**INFORMATION SUPPLIED**
=====
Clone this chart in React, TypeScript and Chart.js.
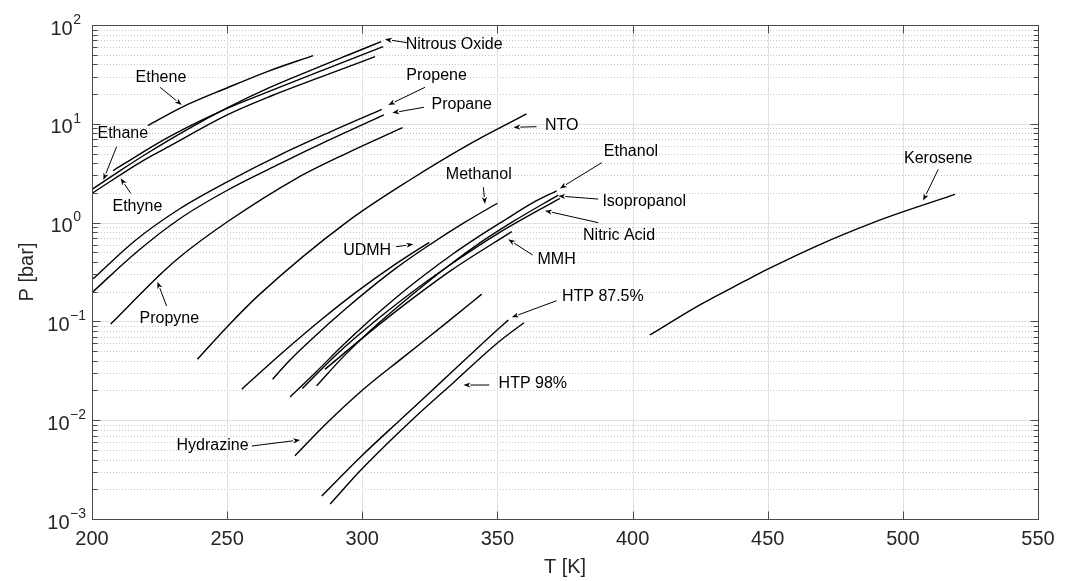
import React, { useEffect, useRef } from "react";
import { Chart, registerables } from "chart.js";

Chart.register(...registerables);

// ---------- data: temperature T [K] and vapour pressure P [bar] ----------
const etheneT = [220.7, 233, 250.3, 265.1, 281.8];
const etheneP = [9.6, 14.6, 23.3, 34.0, 49.0];
const nitrousT = [200, 210, 220, 235, 250, 265, 280, 295, 307];
const nitrousP = [2.17, 3.3, 4.95, 8.7, 14.5, 22.8, 34, 50, 67.8];
const ethyneT = [207.8, 218, 229, 250, 266, 285, 307.7];
const ethyneP = [3.35, 5.0, 7.5, 14.3, 21.5, 34.5, 60.3];
const ethaneT = [200, 218, 229, 250, 266, 285, 304.7];
const ethaneP = [1.98, 4.1, 6.0, 12.3, 19.0, 30.0, 47.8];
const propeneT = [200.4, 216, 232.6, 250.4, 269.6, 288, 307.2];
const propeneP = [0.27, 0.66, 1.39, 2.62, 4.85, 8.25, 14.0];
const propaneT = [200.4, 216, 232.6, 250.4, 269.6, 288, 308];
const propaneP = [0.2, 0.49, 1.1, 2.15, 3.95, 6.9, 12.3];
const propyneT = [206.9, 226.3, 232.6, 250.1, 275.7, 294.2, 314.9];
const propyneP = [0.094, 0.318, 0.452, 1.02, 2.81, 5.03, 9.14];
const ntoT = [239, 250.3, 262.2, 294, 317.6, 340, 360.8];
const ntoP = [0.0413, 0.09, 0.19, 1.0, 2.7, 6.3, 12.6];
const udmhT = [255.4, 270, 285, 298, 312, 324.8];
const udmhP = [0.0206, 0.047, 0.105, 0.2, 0.375, 0.632];
const methanolT = [266.8, 273, 283, 293, 303, 313, 323, 338, 350];
const methanolP = [0.026, 0.04, 0.073, 0.128, 0.217, 0.354, 0.55, 1.01, 1.57];
const ethanolT = [273.3, 283, 293, 303, 313, 323, 333, 343, 351.5, 363, 371.9];
const ethanolP = [0.0172, 0.031, 0.058, 0.104, 0.179, 0.295, 0.47, 0.72, 1.01, 1.58, 2.1];
const isopropanolT = [283.1, 293, 303, 313, 323, 333, 343, 355.4, 372.5];
const isopropanolP = [0.0223, 0.044, 0.081, 0.14, 0.235, 0.385, 0.61, 1.01, 1.9];
const nitricT = [277.8, 290, 305, 320, 335, 350, 373.1];
const nitricP = [0.0209, 0.045, 0.102, 0.213, 0.416, 0.77, 1.76];
const mmhT = [286.2, 298, 313, 333, 355.3];
const mmhP = [0.0327, 0.061, 0.13, 0.33, 0.81];
const hydrazineT = [275.1, 286.8, 300.1, 315, 331.8, 344.2];
const hydrazineP = [0.00437, 0.0093, 0.0202, 0.043, 0.1, 0.189];
const htp875T = [285, 300.1, 313.9, 330, 350.1, 354];
const htp875P = [0.00171, 0.00444, 0.01, 0.0256, 0.083, 0.103];
const htp98T = [288.1, 300.1, 318.3, 334, 350.1, 359.8];
const htp98P = [0.00142, 0.00326, 0.01, 0.0244, 0.0608, 0.097];
const keroseneT = [406.4, 424.9, 441.6, 450.2, 469.3, 489, 500.2, 519.3];
const keroseneP = [0.0728, 0.147, 0.257, 0.34, 0.6, 1.0, 1.29, 1.93];

// tick values
const xTicks = [200, 250, 300, 350, 400, 450, 500, 550];
const yDecades = [-3, -2, -1, 0, 1, 2];

const curves = [
  { name: "Ethene", T: etheneT, P: etheneP },
  { name: "Nitrous Oxide", T: nitrousT, P: nitrousP },
  { name: "Ethyne", T: ethyneT, P: ethyneP },
  { name: "Ethane", T: ethaneT, P: ethaneP },
  { name: "Propene", T: propeneT, P: propeneP },
  { name: "Propane", T: propaneT, P: propaneP },
  { name: "Propyne", T: propyneT, P: propyneP },
  { name: "NTO", T: ntoT, P: ntoP },
  { name: "UDMH", T: udmhT, P: udmhP },
  { name: "Methanol", T: methanolT, P: methanolP },
  { name: "Ethanol", T: ethanolT, P: ethanolP },
  { name: "Isopropanol", T: isopropanolT, P: isopropanolP },
  { name: "Nitric Acid", T: nitricT, P: nitricP },
  { name: "MMH", T: mmhT, P: mmhP },
  { name: "Hydrazine", T: hydrazineT, P: hydrazineP },
  { name: "HTP 87.5%", T: htp875T, P: htp875P },
  { name: "HTP 98%", T: htp98T, P: htp98P },
  { name: "Kerosene", T: keroseneT, P: keroseneP },
];

// annotation labels with arrows, in data coordinates [T, P]
const annotations = [
  { text: "Nitrous Oxide", at: [334.0, 63.8], from: [316.6, 66.2], to: [308.4, 71.7] },
  { text: "Propene", at: [327.5, 30.5], from: [323.2, 23.4], to: [309.6, 15.5] },
  { text: "Propane", at: [336.8, 15.8], from: [322.8, 14.7], to: [311.1, 12.9] },
  { text: "NTO", at: [373.8, 9.57], from: [364.5, 9.35], to: [355.9, 9.22] },
  { text: "Ethanol", at: [399.4, 5.22], from: [388.6, 4.04], to: [373.1, 2.22] },
  { text: "Methanol", at: [343.1, 3.03], from: [344.8, 2.28], to: [345.4, 1.54] },
  { text: "Isopropanol", at: [404.3, 1.63], from: [387.3, 1.73], to: [372.5, 1.86] },
  { text: "Nitric Acid", at: [395.0, 0.736], from: [387.3, 0.998], to: [367.6, 1.32] },
  { text: "MMH", at: [371.9, 0.425], from: [363.0, 0.47], to: [354.0, 0.678] },
  { text: "UDMH", at: [301.8, 0.516], from: [312.5, 0.57], to: [318.9, 0.603] },
  { text: "Ethene", at: [225.5, 29.6], from: [225.2, 23.4], to: [233.2, 15.5] },
  { text: "Ethane", at: [211.4, 8.01], from: [209.1, 5.87], to: [204.2, 2.7] },
  { text: "Ethyne", at: [216.8, 1.45], from: [214.3, 1.98], to: [210.6, 2.81] },
  { text: "Propyne", at: [228.6, 0.106], from: [227.6, 0.143], to: [224.2, 0.252] },
  { text: "Hydrazine", at: [244.6, 0.00552], from: [259.1, 0.00548], to: [277.0, 0.00631] },
  { text: "HTP 87.5%", at: [389.0, 0.178], from: [371.9, 0.162], to: [355.3, 0.11] },
  { text: "HTP 98%", at: [363.1, 0.0237], from: [347.0, 0.0227], to: [337.4, 0.0227] },
  { text: "Kerosene", at: [513.1, 4.48], from: [513.1, 3.46], to: [507.5, 1.67] },
];

const FONT = '"Liberation Sans", Arial, Helvetica, sans-serif';
const AXIS_COLOR = "#262626";

const snap = (v: number) => Math.round(v) + 0.5;

const matlabFrame = {
  id: "matlabFrame",
  beforeDatasetsDraw(chart: any) {
    const { ctx, chartArea, scales } = chart;
    const { left, right, top, bottom } = chartArea;
    const xs = scales.x;
    const ys = scales.y;
    ctx.save();
    ctx.lineWidth = 1;
    // minor y grid (dotted)
    ctx.strokeStyle = "#c6c6c6";
    ctx.setLineDash([1, 2]);
    ctx.beginPath();
    for (let i = 0; i < yDecades.length - 1; i++) {
      for (let k = 2; k <= 9; k++) {
        const py = snap(ys.getPixelForValue(k * Math.pow(10, yDecades[i])));
        ctx.moveTo(left, py);
        ctx.lineTo(right, py);
      }
    }
    ctx.stroke();
    // major grid
    ctx.setLineDash([]);
    ctx.strokeStyle = "#e1e1e1";
    ctx.beginPath();
    for (const d of yDecades.slice(1, -1)) {
      const py = snap(ys.getPixelForValue(Math.pow(10, d)));
      ctx.moveTo(left, py);
      ctx.lineTo(right, py);
    }
    for (const t of xTicks.slice(1, -1)) {
      const px = snap(xs.getPixelForValue(t));
      ctx.moveTo(px, top);
      ctx.lineTo(px, bottom);
    }
    ctx.stroke();
    ctx.restore();
  },
  afterDatasetsDraw(chart: any) {
    const { ctx, chartArea, scales } = chart;
    const { left, right, top, bottom } = chartArea;
    const xs = scales.x;
    const ys = scales.y;
    ctx.save();
    // box
    ctx.strokeStyle = "#4a4a4a";
    ctx.lineWidth = 1;
    const L = snap(left), R = snap(right), T = snap(top), B = snap(bottom);
    ctx.strokeRect(L, T, R - L, B - T);
    // ticks
    ctx.beginPath();
    for (const t of xTicks) {
      const px = snap(xs.getPixelForValue(t));
      ctx.moveTo(px, B);
      ctx.lineTo(px, B - 8);
      ctx.moveTo(px, T);
      ctx.lineTo(px, T + 8);
    }
    for (let i = 0; i < yDecades.length; i++) {
      const py = snap(ys.getPixelForValue(Math.pow(10, yDecades[i])));
      ctx.moveTo(L, py);
      ctx.lineTo(L + 8, py);
      ctx.moveTo(R, py);
      ctx.lineTo(R - 8, py);
      if (i < yDecades.length - 1) {
        for (let k = 2; k <= 9; k++) {
          const pm = snap(ys.getPixelForValue(k * Math.pow(10, yDecades[i])));
          ctx.moveTo(L, pm);
          ctx.lineTo(L + 5, pm);
          ctx.moveTo(R, pm);
          ctx.lineTo(R - 5, pm);
        }
      }
    }
    ctx.stroke();

    // y tick labels 10^n
    ctx.fillStyle = AXIS_COLOR;
    ctx.textBaseline = "middle";
    ctx.textAlign = "right";
    for (const d of yDecades) {
      const py = ys.getPixelForValue(Math.pow(10, d));
      const exp = d < 0 ? "\u2212" + String(-d) : String(d);
      const edge = d < 0 ? left - 6 : left - 11;
      ctx.font = `14px ${FONT}`;
      const ew = ctx.measureText(exp).width;
      ctx.fillText(exp, edge, py - 5);
      ctx.font = `20px ${FONT}`;
      ctx.fillText("10", edge - ew - 0.5, py + 4);
    }

    // annotations
    ctx.font = `16px ${FONT}`;
    ctx.fillStyle = "#000";
    ctx.strokeStyle = "#000";
    ctx.textAlign = "center";
    ctx.textBaseline = "middle";
    ctx.lineWidth = 1;
    for (const a of annotations) {
      const tx = xs.getPixelForValue(a.at[0]);
      const ty = ys.getPixelForValue(a.at[1]);
      ctx.fillText(a.text, tx, ty);
      const fx = xs.getPixelForValue(a.from[0]);
      const fy = ys.getPixelForValue(a.from[1]);
      const hx = xs.getPixelForValue(a.to[0]);
      const hy = ys.getPixelForValue(a.to[1]);
      const ang = Math.atan2(hy - fy, hx - fx);
      const len = 7;
      const hw = 2.6;
      const bx = hx - len * Math.cos(ang);
      const by = hy - len * Math.sin(ang);
      ctx.beginPath();
      ctx.moveTo(fx, fy);
      ctx.lineTo(bx, by);
      ctx.stroke();
      ctx.beginPath();
      ctx.moveTo(hx, hy);
      ctx.lineTo(bx - hw * Math.sin(ang), by + hw * Math.cos(ang));
      ctx.lineTo(hx - (len - 2) * Math.cos(ang), hy - (len - 2) * Math.sin(ang));
      ctx.lineTo(bx + hw * Math.sin(ang), by - hw * Math.cos(ang));
      ctx.closePath();
      ctx.fill();
    }
    ctx.restore();
  },
};

export default function App() {
  const ref = useRef<HTMLCanvasElement | null>(null);

  useEffect(() => {
    const canvas = ref.current;
    if (!canvas) return;
    const datasets = curves.map((c) => ({
      label: c.name,
      data: c.T.map((t, i) => ({ x: t, y: c.P[i] })),
      borderColor: "#000",
      backgroundColor: "#000",
      borderWidth: 1.4,
      pointRadius: 0,
      fill: false,
      tension: 0,
      cubicInterpolationMode: "monotone" as const,
    }));

    const chart = new Chart(canvas, {
      type: "line",
      data: { datasets },
      options: {
        responsive: false,
        animation: false,
        events: [],
        layout: { padding: { left: 0, top: 25, right: 34, bottom: 0 } },
        plugins: {
          legend: { display: false },
          tooltip: { enabled: false },
        },
        scales: {
          x: {
            type: "linear",
            min: 200,
            max: 550,
            grid: { display: false, drawTicks: false },
            border: { display: false },
            ticks: {
              stepSize: 50,
              autoSkip: false,
              maxRotation: 0,
              padding: 8,
              color: AXIS_COLOR,
              font: { family: FONT, size: 20 },
              callback: (v: any) => String(v),
            },
            title: {
              display: true,
              text: "T [K]",
              color: AXIS_COLOR,
              font: { family: FONT, size: 20 },
              padding: { top: 0, bottom: 2 },
            },
            afterFit: (scale: any) => {
              scale.height = 62;
            },
          },
          y: {
            type: "logarithmic",
            min: 0.001,
            max: 100,
            grid: { display: false, drawTicks: false },
            border: { display: false },
            ticks: { display: false },
            title: {
              display: true,
              text: "P [bar]",
              color: AXIS_COLOR,
              font: { family: FONT, size: 20 },
              padding: { top: 15, bottom: 0 },
            },
            afterFit: (scale: any) => {
              scale.width = 92;
            },
          },
        },
      },
      plugins: [matlabFrame],
    });
    return () => chart.destroy();
  }, []);

  return (
    <div
      style={{
        position: "fixed",
        left: 0,
        top: 0,
        width: 1072,
        height: 581,
        background: "#fff",
      }}
    >
      <canvas ref={ref} width={1072} height={581} style={{ display: "block" }} />
    </div>
  );
}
=====
**THE EXERCISE**
Begin at the first line of the data above and repeat each line exactly, stopping after the line containing "Chart.register(...registerables);". Omit the pictures.

**EXERCISE RESULT**
Clone this chart in React, TypeScript and Chart.js.
import React, { useEffect, useRef } from "react";
import { Chart, registerables } from "chart.js";

Chart.register(...registerables);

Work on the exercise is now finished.